Insomma, l’equivalenza tra cani e figli, per molti padroni, parrebbe essere vera e sarà molto difficile, per il Giappone, convertirla per risollevarsi economicamente e demograficamente. Soprattutto se consideriamo anche l’esistenza degli inu café: stesso concept dei neko café, nei quali si può prendere un drink, un caffè o un dolcetto e giocare con gli animali ospitati dai locali, nati apposta per soddisfare il desiderio di chi non può permettersi di avere un animale domestico.
L’altra faccia della medaglia di questo mondo scintillante, naturalmente, è più oscura: sono purtroppo centinaia di migliaia i cani e i gatti soppressi annualmente, con metodi che lasciano davvero basiti se si pensa a quanto detto finora. Nonostante ciò, le cifre degli animali domestici continuano ad aggirarsi di molti milioni al di sopra di quelle dei bambini sotto i 15 anni, poiché aver a che fare con un cane appare innegabilmente più semplice del gestire relazioni complesse che dovrebbero portare ad una sistemazione.
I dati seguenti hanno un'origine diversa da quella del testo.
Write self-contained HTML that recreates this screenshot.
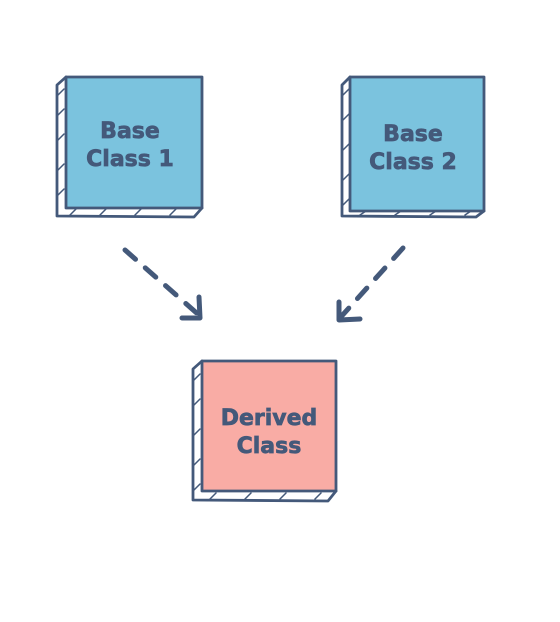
<!DOCTYPE html>
<html><head><style>body{margin:0;background:#fff}svg{display:block}</style></head><body>
<svg width="560" height="622" viewBox="0 0 560 622" xmlns="http://www.w3.org/2000/svg">
<g stroke="#44597a" stroke-width="2.8" stroke-linejoin="round" stroke-linecap="round">
  <!-- Box 1 -->
  <path d="M66,77 L57,85 L57,216 L194,217 L202,208" fill="#fff"/>
  <rect x="66" y="77" width="136" height="131" fill="#7bc3de"/>
  <path d="M58,95 L64,89 M58,115 L64,109 M58,140 L64,134 M58,170 L64,164 M58,195 L64,189 M70,215 L76,209 M100,215 L106,209 M135,215 L141,209 M170,215 L176,209" stroke-width="1.5" fill="none"/>
  <!-- Box 2 -->
  <path d="M350,77 L342,85 L342,216 L476,217 L484,211" fill="#fff"/>
  <rect x="350" y="77" width="134" height="134" fill="#7bc3de"/>
  <path d="M343,95 L349,89 M343,120 L349,114 M343,150 L349,144 M343,180 L349,174 M343,205 L349,199 M360,215 L366,211 M395,215 L401,211 M430,215 L436,211 M465,215 L471,211" stroke-width="1.5" fill="none"/>
  <!-- Derived -->
  <path d="M202,361 L193,369 L193,500 L328,501 L336,491" fill="#fff"/>
  <rect x="202" y="361" width="134" height="130" fill="#f9aca5"/>
  <path d="M194,380 L200,374 M194,405 L200,399 M194,435 L200,429 M194,465 L200,459 M194,490 L200,484 M210,499 L216,493 M245,499 L251,493 M280,499 L286,493 M315,499 L321,493" stroke-width="1.5" fill="none"/>
  <!-- arrows -->
  <g stroke-width="5" fill="none">
    <path d="M125,250 L200,316" stroke-dasharray="14,13"/>
    <path d="M199,297 L200,318 L182,318"/>
    <path d="M403,248 L339,319" stroke-dasharray="14,13"/>
    <path d="M339,302 L339,320 L360,319"/>
  </g>
</g>
<g font-family="DejaVu Sans, sans-serif" font-weight="bold" font-size="22" fill="#44597a" stroke="#44597a" stroke-width="0.7" text-anchor="middle">
  <text x="130" y="138">Base</text>
  <text x="130" y="166">Class 1</text>
  <text x="413" y="141">Base</text>
  <text x="413" y="169">Class 2</text>
  <text x="269" y="425">Derived</text>
  <text x="269" y="453">Class</text>
</g>
</svg>
</body></html>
Cani nella cultura pop giapponese
Ovviamente anche la cultura pop è invasa da immagini, pupazzi e qualsiasi altra forma di carineria dedicata ai cani. In anime e manga sono spesso scelti come amici fedeli dei protagonisti e aiutanti in varie situazioni: il primo che viene in mente è il simpatico Akamaru, compagno di Kiba, in Naruto. I due sono inseparabili e le tecniche ninja di Kiba sfruttano appieno la forza di Akamaru, che ha più volte mostrato la sua devozione.
Lo stesso si può dire di Sadaharu, inugami presente in Gintama, nei confronti di Kagura e degli Yorozuya. La sua personalità è palesemente basata sulla natura dello spirito canino di cui abbiamo parlato, come dimostrato dalla sua tendenza a mordere chiunque, specialmente Gintoki, e altri suoi comportamenti parecchio invadenti e talvolta violenti!
Violenza che troviamo spesso nel corso della serie de Le bizzarre avventure di Jojo, ma proprio nei confronti di cani e animali, che sono spesso coinvolti nelle battaglie dei protagonisti, tanto che la PETA protestò quando venne mandata in onda la stagione di Stardust Crusaders, con tanto di cartelli con scritto “Take a Stand Against Animal Cruelty”. Ironico, se pensiamo a Iggy e al fatto che avesse uno stand come gli umani.
Infine, non possiamo fare a meno di citare l’ultimo grande esempio di amore canino, conosciuto da tutti in Giappone e all’estero: Hachiko, il fedele Akita Inu che attese con pazienza il ritorno del suo padrone alla stazione dei treni e che morì nella speranza di rivederlo ancora una volta. Oggi la sua statua, pur non essendo l’originale installata a Shibuya nel 1934 (venne sciolta per la raccolta di metallo per la costruzione di armi durante la guerra), è un punto di ritrovo quotidiano per molti tokyoti e turisti, mentre lo spirito di Hachi per fortuna riposa in pace assieme al suo padrone.